─── DATA SEGMENT

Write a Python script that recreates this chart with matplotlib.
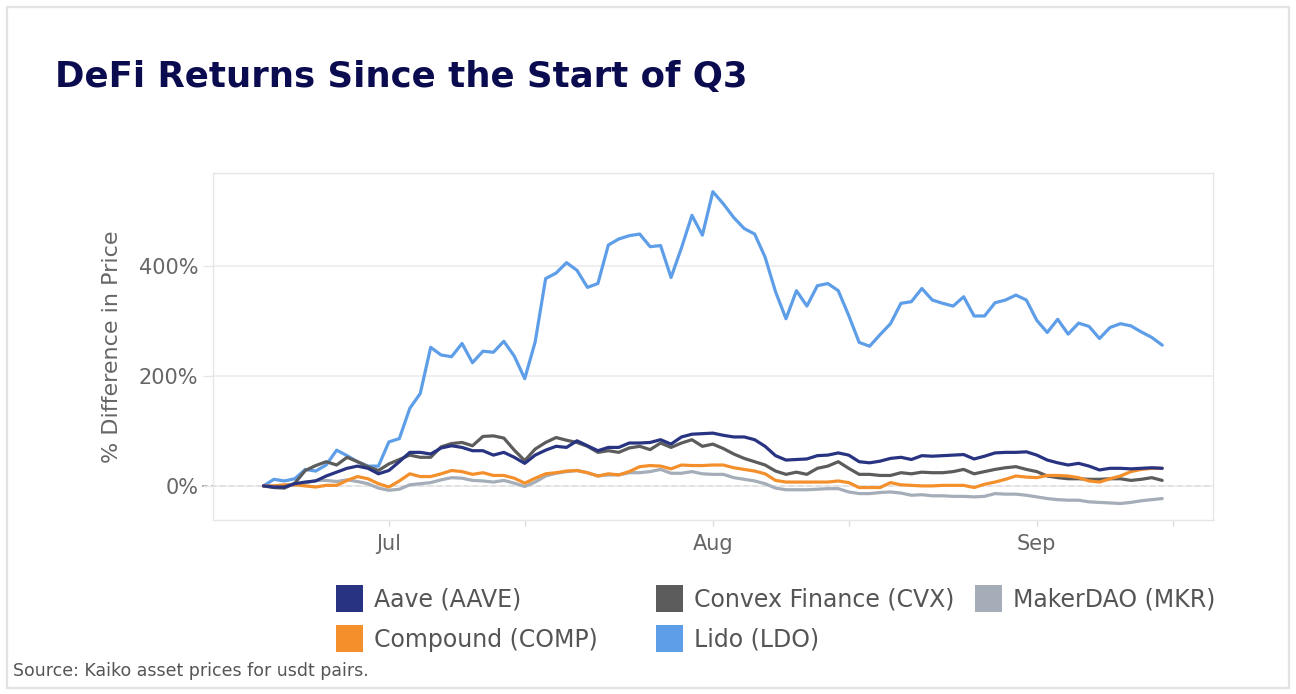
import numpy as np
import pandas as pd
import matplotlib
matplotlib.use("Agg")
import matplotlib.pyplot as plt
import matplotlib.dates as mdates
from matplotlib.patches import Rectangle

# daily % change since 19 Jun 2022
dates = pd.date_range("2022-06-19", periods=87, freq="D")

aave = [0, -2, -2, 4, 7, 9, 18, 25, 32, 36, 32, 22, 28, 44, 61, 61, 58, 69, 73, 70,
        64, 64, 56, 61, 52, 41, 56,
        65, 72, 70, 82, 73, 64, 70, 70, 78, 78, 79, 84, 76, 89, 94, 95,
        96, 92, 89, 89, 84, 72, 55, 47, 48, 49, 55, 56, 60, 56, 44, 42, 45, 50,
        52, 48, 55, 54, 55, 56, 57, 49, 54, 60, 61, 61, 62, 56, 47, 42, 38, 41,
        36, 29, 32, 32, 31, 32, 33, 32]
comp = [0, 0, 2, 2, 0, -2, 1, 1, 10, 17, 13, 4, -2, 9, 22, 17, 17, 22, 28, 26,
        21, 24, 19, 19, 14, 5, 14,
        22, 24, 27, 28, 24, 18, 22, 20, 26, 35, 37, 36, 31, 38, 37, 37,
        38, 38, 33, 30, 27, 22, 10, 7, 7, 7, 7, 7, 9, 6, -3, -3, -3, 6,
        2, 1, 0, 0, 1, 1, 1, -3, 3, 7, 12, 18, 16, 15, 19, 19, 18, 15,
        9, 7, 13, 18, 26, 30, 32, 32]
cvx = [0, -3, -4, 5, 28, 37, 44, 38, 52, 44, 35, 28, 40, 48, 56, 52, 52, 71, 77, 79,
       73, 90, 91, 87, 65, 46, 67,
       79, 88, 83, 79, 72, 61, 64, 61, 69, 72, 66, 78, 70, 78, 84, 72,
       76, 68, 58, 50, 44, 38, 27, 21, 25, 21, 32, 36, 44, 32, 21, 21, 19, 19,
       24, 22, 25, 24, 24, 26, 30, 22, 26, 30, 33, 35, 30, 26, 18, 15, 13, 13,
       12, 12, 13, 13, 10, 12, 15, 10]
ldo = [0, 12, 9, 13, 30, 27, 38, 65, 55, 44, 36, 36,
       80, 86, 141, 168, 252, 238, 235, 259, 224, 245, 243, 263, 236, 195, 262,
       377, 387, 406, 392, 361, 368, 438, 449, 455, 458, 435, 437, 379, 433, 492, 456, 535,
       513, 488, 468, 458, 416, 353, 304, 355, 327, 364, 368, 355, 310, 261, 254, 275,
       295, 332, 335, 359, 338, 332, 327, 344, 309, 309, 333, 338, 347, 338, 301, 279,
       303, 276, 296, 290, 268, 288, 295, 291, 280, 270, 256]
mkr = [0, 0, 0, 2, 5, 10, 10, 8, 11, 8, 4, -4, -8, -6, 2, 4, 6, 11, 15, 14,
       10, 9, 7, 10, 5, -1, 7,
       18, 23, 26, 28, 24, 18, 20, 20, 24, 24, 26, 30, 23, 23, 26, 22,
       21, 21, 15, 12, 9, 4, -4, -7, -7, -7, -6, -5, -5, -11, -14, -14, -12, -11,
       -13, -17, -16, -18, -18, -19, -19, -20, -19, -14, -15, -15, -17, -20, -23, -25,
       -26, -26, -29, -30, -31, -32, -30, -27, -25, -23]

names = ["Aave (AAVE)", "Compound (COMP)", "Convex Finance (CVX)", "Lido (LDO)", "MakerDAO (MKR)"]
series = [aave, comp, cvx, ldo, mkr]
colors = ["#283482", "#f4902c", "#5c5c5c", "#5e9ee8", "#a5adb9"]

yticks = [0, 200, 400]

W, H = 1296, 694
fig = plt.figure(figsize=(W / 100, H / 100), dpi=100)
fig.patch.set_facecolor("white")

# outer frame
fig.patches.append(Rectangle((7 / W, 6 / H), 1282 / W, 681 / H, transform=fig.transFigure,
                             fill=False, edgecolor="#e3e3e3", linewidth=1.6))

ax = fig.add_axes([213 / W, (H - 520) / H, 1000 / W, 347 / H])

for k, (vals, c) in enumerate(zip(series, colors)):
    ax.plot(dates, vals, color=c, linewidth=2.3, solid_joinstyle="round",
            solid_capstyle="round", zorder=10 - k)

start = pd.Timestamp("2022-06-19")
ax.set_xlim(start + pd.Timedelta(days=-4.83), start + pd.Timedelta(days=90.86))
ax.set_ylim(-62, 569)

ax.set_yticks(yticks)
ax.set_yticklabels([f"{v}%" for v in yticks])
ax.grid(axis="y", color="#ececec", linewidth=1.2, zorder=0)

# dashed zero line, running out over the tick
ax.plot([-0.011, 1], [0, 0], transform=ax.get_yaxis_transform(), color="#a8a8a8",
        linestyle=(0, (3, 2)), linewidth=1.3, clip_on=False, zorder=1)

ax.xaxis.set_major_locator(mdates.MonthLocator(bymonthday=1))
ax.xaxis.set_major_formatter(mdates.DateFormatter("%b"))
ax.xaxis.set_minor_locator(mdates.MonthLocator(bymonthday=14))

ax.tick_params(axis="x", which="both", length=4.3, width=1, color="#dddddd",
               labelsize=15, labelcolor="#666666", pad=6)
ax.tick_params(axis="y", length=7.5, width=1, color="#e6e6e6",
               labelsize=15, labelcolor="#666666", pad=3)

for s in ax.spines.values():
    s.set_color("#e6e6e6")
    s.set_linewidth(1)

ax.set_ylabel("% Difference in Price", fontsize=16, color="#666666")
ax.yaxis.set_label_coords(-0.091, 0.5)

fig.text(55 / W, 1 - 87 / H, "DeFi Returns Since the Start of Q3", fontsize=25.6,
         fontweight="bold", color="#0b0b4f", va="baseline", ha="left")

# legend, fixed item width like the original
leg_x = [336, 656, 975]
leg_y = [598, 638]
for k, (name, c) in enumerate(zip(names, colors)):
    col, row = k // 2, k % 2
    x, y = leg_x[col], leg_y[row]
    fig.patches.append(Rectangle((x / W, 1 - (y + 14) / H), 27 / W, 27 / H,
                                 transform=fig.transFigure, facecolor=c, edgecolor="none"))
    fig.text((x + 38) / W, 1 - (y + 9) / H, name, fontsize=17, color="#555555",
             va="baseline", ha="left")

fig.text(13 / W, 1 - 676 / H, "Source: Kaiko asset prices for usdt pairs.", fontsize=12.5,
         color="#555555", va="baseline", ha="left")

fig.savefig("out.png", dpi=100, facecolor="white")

──────

- **AIM OF THE EXERCISE**:
Leave out the pictures and retype every line above exactly.

- **RESPONSE TO THE EXERCISE**:
Write a Python script that recreates this chart with matplotlib.
import numpy as np
import pandas as pd
import matplotlib
matplotlib.use("Agg")
import matplotlib.pyplot as plt
import matplotlib.dates as mdates
from matplotlib.patches import Rectangle

# daily % change since 19 Jun 2022
dates = pd.date_range("2022-06-19", periods=87, freq="D")

aave = [0, -2, -2, 4, 7, 9, 18, 25, 32, 36, 32, 22, 28, 44, 61, 61, 58, 69, 73, 70,
        64, 64, 56, 61, 52, 41, 56,
        65, 72, 70, 82, 73, 64, 70, 70, 78, 78, 79, 84, 76, 89, 94, 95,
        96, 92, 89, 89, 84, 72, 55, 47, 48, 49, 55, 56, 60, 56, 44, 42, 45, 50,
        52, 48, 55, 54, 55, 56, 57, 49, 54, 60, 61, 61, 62, 56, 47, 42, 38, 41,
        36, 29, 32, 32, 31, 32, 33, 32]
comp = [0, 0, 2, 2, 0, -2, 1, 1, 10, 17, 13, 4, -2, 9, 22, 17, 17, 22, 28, 26,
        21, 24, 19, 19, 14, 5, 14,
        22, 24, 27, 28, 24, 18, 22, 20, 26, 35, 37, 36, 31, 38, 37, 37,
        38, 38, 33, 30, 27, 22, 10, 7, 7, 7, 7, 7, 9, 6, -3, -3, -3, 6,
        2, 1, 0, 0, 1, 1, 1, -3, 3, 7, 12, 18, 16, 15, 19, 19, 18, 15,
        9, 7, 13, 18, 26, 30, 32, 32]
cvx = [0, -3, -4, 5, 28, 37, 44, 38, 52, 44, 35, 28, 40, 48, 56, 52, 52, 71, 77, 79,
       73, 90, 91, 87, 65, 46, 67,
       79, 88, 83, 79, 72, 61, 64, 61, 69, 72, 66, 78, 70, 78, 84, 72,
       76, 68, 58, 50, 44, 38, 27, 21, 25, 21, 32, 36, 44, 32, 21, 21, 19, 19,
       24, 22, 25, 24, 24, 26, 30, 22, 26, 30, 33, 35, 30, 26, 18, 15, 13, 13,
       12, 12, 13, 13, 10, 12, 15, 10]
ldo = [0, 12, 9, 13, 30, 27, 38, 65, 55, 44, 36, 36,
       80, 86, 141, 168, 252, 238, 235, 259, 224, 245, 243, 263, 236, 195, 262,
       377, 387, 406, 392, 361, 368, 438, 449, 455, 458, 435, 437, 379, 433, 492, 456, 535,
       513, 488, 468, 458, 416, 353, 304, 355, 327, 364, 368, 355, 310, 261, 254, 275,
       295, 332, 335, 359, 338, 332, 327, 344, 309, 309, 333, 338, 347, 338, 301, 279,
       303, 276, 296, 290, 268, 288, 295, 291, 280, 270, 256]
mkr = [0, 0, 0, 2, 5, 10, 10, 8, 11, 8, 4, -4, -8, -6, 2, 4, 6, 11, 15, 14,
       10, 9, 7, 10, 5, -1, 7,
       18, 23, 26, 28, 24, 18, 20, 20, 24, 24, 26, 30, 23, 23, 26, 22,
       21, 21, 15, 12, 9, 4, -4, -7, -7, -7, -6, -5, -5, -11, -14, -14, -12, -11,
       -13, -17, -16, -18, -18, -19, -19, -20, -19, -14, -15, -15, -17, -20, -23, -25,
       -26, -26, -29, -30, -31, -32, -30, -27, -25, -23]

names = ["Aave (AAVE)", "Compound (COMP)", "Convex Finance (CVX)", "Lido (LDO)", "MakerDAO (MKR)"]
series = [aave, comp, cvx, ldo, mkr]
colors = ["#283482", "#f4902c", "#5c5c5c", "#5e9ee8", "#a5adb9"]

yticks = [0, 200, 400]

W, H = 1296, 694
fig = plt.figure(figsize=(W / 100, H / 100), dpi=100)
fig.patch.set_facecolor("white")

# outer frame
fig.patches.append(Rectangle((7 / W, 6 / H), 1282 / W, 681 / H, transform=fig.transFigure,
                             fill=False, edgecolor="#e3e3e3", linewidth=1.6))

ax = fig.add_axes([213 / W, (H - 520) / H, 1000 / W, 347 / H])

for k, (vals, c) in enumerate(zip(series, colors)):
    ax.plot(dates, vals, color=c, linewidth=2.3, solid_joinstyle="round",
            solid_capstyle="round", zorder=10 - k)

start = pd.Timestamp("2022-06-19")
ax.set_xlim(start + pd.Timedelta(days=-4.83), start + pd.Timedelta(days=90.86))
ax.set_ylim(-62, 569)

ax.set_yticks(yticks)
ax.set_yticklabels([f"{v}%" for v in yticks])
ax.grid(axis="y", color="#ececec", linewidth=1.2, zorder=0)

# dashed zero line, running out over the tick
ax.plot([-0.011, 1], [0, 0], transform=ax.get_yaxis_transform(), color="#a8a8a8",
        linestyle=(0, (3, 2)), linewidth=1.3, clip_on=False, zorder=1)

ax.xaxis.set_major_locator(mdates.MonthLocator(bymonthday=1))
ax.xaxis.set_major_formatter(mdates.DateFormatter("%b"))
ax.xaxis.set_minor_locator(mdates.MonthLocator(bymonthday=14))

ax.tick_params(axis="x", which="both", length=4.3, width=1, color="#dddddd",
               labelsize=15, labelcolor="#666666", pad=6)
ax.tick_params(axis="y", length=7.5, width=1, color="#e6e6e6",
               labelsize=15, labelcolor="#666666", pad=3)

for s in ax.spines.values():
    s.set_color("#e6e6e6")
    s.set_linewidth(1)

ax.set_ylabel("% Difference in Price", fontsize=16, color="#666666")
ax.yaxis.set_label_coords(-0.091, 0.5)

fig.text(55 / W, 1 - 87 / H, "DeFi Returns Since the Start of Q3", fontsize=25.6,
         fontweight="bold", color="#0b0b4f", va="baseline", ha="left")

# legend, fixed item width like the original
leg_x = [336, 656, 975]
leg_y = [598, 638]
for k, (name, c) in enumerate(zip(names, colors)):
    col, row = k // 2, k % 2
    x, y = leg_x[col], leg_y[row]
    fig.patches.append(Rectangle((x / W, 1 - (y + 14) / H), 27 / W, 27 / H,
                                 transform=fig.transFigure, facecolor=c, edgecolor="none"))
    fig.text((x + 38) / W, 1 - (y + 9) / H, name, fontsize=17, color="#555555",
             va="baseline", ha="left")

fig.text(13 / W, 1 - 676 / H, "Source: Kaiko asset prices for usdt pairs.", fontsize=12.5,
         color="#555555", va="baseline", ha="left")

fig.savefig("out.png", dpi=100, facecolor="white")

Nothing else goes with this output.